Cee Lo: And when “Git Up, Git Out” came out, I got The Source’s Rhyme of the Month, which was a very coveted thing at the time. It was basically my first try—my debut verse. It happened so quick they didn’t even have a picture of me. So suddenly there was a lot of talk about me over there, but I was new. The other guys were rightfully ahead of me. It was Rico’s idea to make Goodie Mob a compilation album. Me, Gipp, Khujo, and T-Mo. It was meant to be a springboard for us to go our own separate ways, but we ended up stumbling upon our own science, our own system. And we had a gold record as Goodie Mob.
GQ: The chemistry turned y’all into a group.
Cee Lo: Exactly.
GQ: Back in 1994, did y’all feel like you were putting the South on the map? Did y’all think about it in terms of kicking down doors?
Cee Lo: We come from so much history, so much heritage in our city, that we’re comfortable in our skin. We come from being G’s. There was something very focused about the spirit that surrounded us, that had been born in us and bestowed upon is. It felt like a mission, like civil service. More like activism than entertainment. We knew we were fighting for the civil rights of Southern hip-hop. Our attitude was strong, outspoken, articulate. We didn’t care about radio formats and such. That’s why “Git Up, Git Out” is eight minutes long.
GQ: I’m from Atlanta, and it’s hard to describe what it was like to have you guys talking about streets and neighborhoods I knew.
Cee Lo: All art stems from a place of alienation. Intimate and alone. Most people are oppressed by the opinion of others, but I was not that way. I was afraid of the repercussions of not doing what I was told to do, what I was called to do by a creator.
GQ: Let’s fast forward a bit. What is it like for you to have all these fans of Cee Lo Green who have never even heard of Goodie Mob?
Cee Lo: If people can’t see the forest from the trees—and Goodie Mob is the roots—at least they’re appreciating nature, you know what I’m saying? I had the tree from the artwork of the second Goodie Mob album tattooed on my back because the tree grows up out of the dirt. It’s a product of its environment, it grows toward the sky, it endures the four seasons, it branches out in all the different directions, it commits to the sunshine and the rain and never asks any questions. And it still gives.

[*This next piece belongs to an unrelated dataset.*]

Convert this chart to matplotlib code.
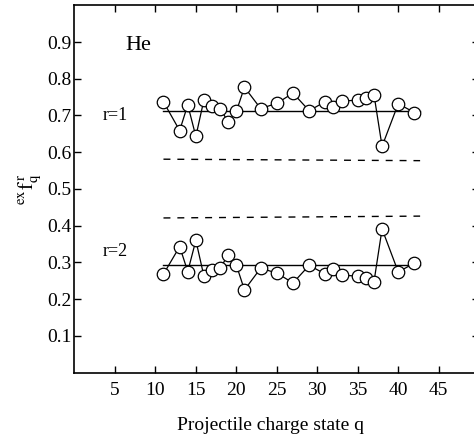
import matplotlib
matplotlib.use("Agg")
import matplotlib.pyplot as plt

plt.rcParams["font.family"] = ["Liberation Serif", "DejaVu Serif"]
plt.rcParams["mathtext.fontset"] = "stix"

# projectile charge states
q = [11, 13, 14, 15, 16, 17, 18, 19, 20, 21, 23, 25, 27, 29, 31, 32, 33,
     35, 36, 37, 38, 40, 42]
# r = 1 fractions
f_r1 = [0.737, 0.659, 0.729, 0.643, 0.743, 0.727, 0.718, 0.683, 0.711,
        0.777, 0.719, 0.733, 0.761, 0.713, 0.738, 0.723, 0.739, 0.742,
        0.747, 0.757, 0.616, 0.732, 0.708]
# r = 2 fractions
f_r2 = [0.268, 0.343, 0.275, 0.360, 0.262, 0.278, 0.284, 0.321, 0.293,
        0.225, 0.284, 0.271, 0.244, 0.292, 0.268, 0.283, 0.266, 0.262,
        0.257, 0.247, 0.391, 0.274, 0.298]

# reference lines (q range and levels)
line_q = [11, 42.7]
mean_r1 = [0.711, 0.711]
mean_r2 = [0.293, 0.293]
dash_upper = [0.581, 0.577]
dash_lower = [0.421, 0.426]

xticks = [5, 10, 15, 20, 25, 30, 35, 40, 45]
yticks = [0.1, 0.2, 0.3, 0.4, 0.5, 0.6, 0.7, 0.8, 0.9]

fig = plt.figure(figsize=(4.74, 4.43), dpi=100)
ax = fig.add_axes([0.157, 0.159, 0.854, 0.829])

ax.plot(line_q, mean_r1, color="black", lw=1.0)
ax.plot(line_q, mean_r2, color="black", lw=1.0)
ax.plot(line_q, dash_upper, color="black", lw=1.0, ls=(0, (5, 5)))
ax.plot(line_q, dash_lower, color="black", lw=1.0, ls=(0, (5, 5)))

for vals in (f_r1, f_r2):
    ax.plot(q, vals, color="black", lw=0.9, marker="o", ms=9,
            mfc="white", mec="black", mew=0.9)

ax.set_xlim(0, 50)
ax.set_ylim(0, 1.0)
ax.set_xticks(xticks)
ax.set_yticks(yticks)
ax.set_xticklabels([str(t) for t in xticks])
ax.set_yticklabels([f"{t:.1f}" for t in yticks])
ax.tick_params(direction="in", length=5, width=1, labelsize=14,
               top=True, right=True)
ax.tick_params(axis="y", pad=2)
ax.tick_params(axis="x", pad=7)
for sp in ax.spines.values():
    sp.set_linewidth(1.2)

ax.text(0.125, 0.89, "He", transform=ax.transAxes, fontsize=16,
        va="center", ha="left")
ax.text(0.07, 0.70, "r=1", transform=ax.transAxes, fontsize=13,
        va="center", ha="left")
ax.text(0.07, 0.33, "r=2", transform=ax.transAxes, fontsize=13,
        va="center", ha="left")

ax.set_ylabel(r"${}^{\mathrm{ex}}\mathrm{f}_{\mathrm{q}}^{\,\mathrm{r}}$",
              fontsize=15, labelpad=3)
fig.text(0.57, 0.04, "Projectile charge state q", fontsize=14,
         ha="center", va="center")

fig.savefig("out.png", dpi=100)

GQ: Ha. That metaphor really goes far. At the GQ photo shoot, Rico Wade told me y’all are working on new albums for both OutKast and Goodie Mob. Given everything you have going on, why is it important to you to reform Goodie Mob?

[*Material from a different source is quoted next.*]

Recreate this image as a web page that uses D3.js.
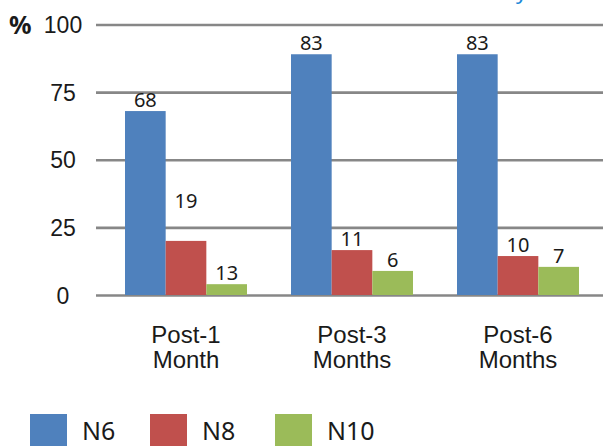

Cee Lo: Because I’m a lover and a fighter. Goodie Mob is my passion, the core of me, the fight, the struggle. I’m still as much of an underdog as I ever was, and my music is still as anti-establishment as it ever was. I want to satisfy that rebel side. It’s not null and void. I’m a whole being, and I’m just coming back full circle.
GQ: So can you confirm that there’s a new Goodie Mob album in the works?
Cee Lo: Did we look like we were working together the other day?
GQ: Hell yeah you did.
Cee Lo: We’re acting bad, man. I basically consider us the new Soulsonic Force. It ain’t about doing something to pass the time. I’m talking about doing something profound. It takes time to mix that chemical quality into something compatible, for the sake of making something combustible.
GQ: At this point you might be known as much for your TV show, The Voice, as for “Crazy,” “Fuck You,” or Goodie Mob. What part of you does The Voice express?
Cee Lo: I’m a greater fan than I am a rapper. I’m a greater fan than I am a singer. I only want to rap about that beautiful black thing that is hip-hop. If it ain’t about that, I have no desire to rap. I come from a time where we didn’t say, “He can rap.” We said, “He can rhyme.” I want to get back to that, and I need Goodie Mob to do that. But I am a fan of black people, the black struggle, black music, and the extreme it can be taken to. I want to burn as a beacon of possibility. I don’t want nobody to misconstrue the commercial success I’ve had as anything other than an example of what black music is capable of. And what it’s capable of is being more than just black. I’m not black or white anymore. I’m Cee Lo Green.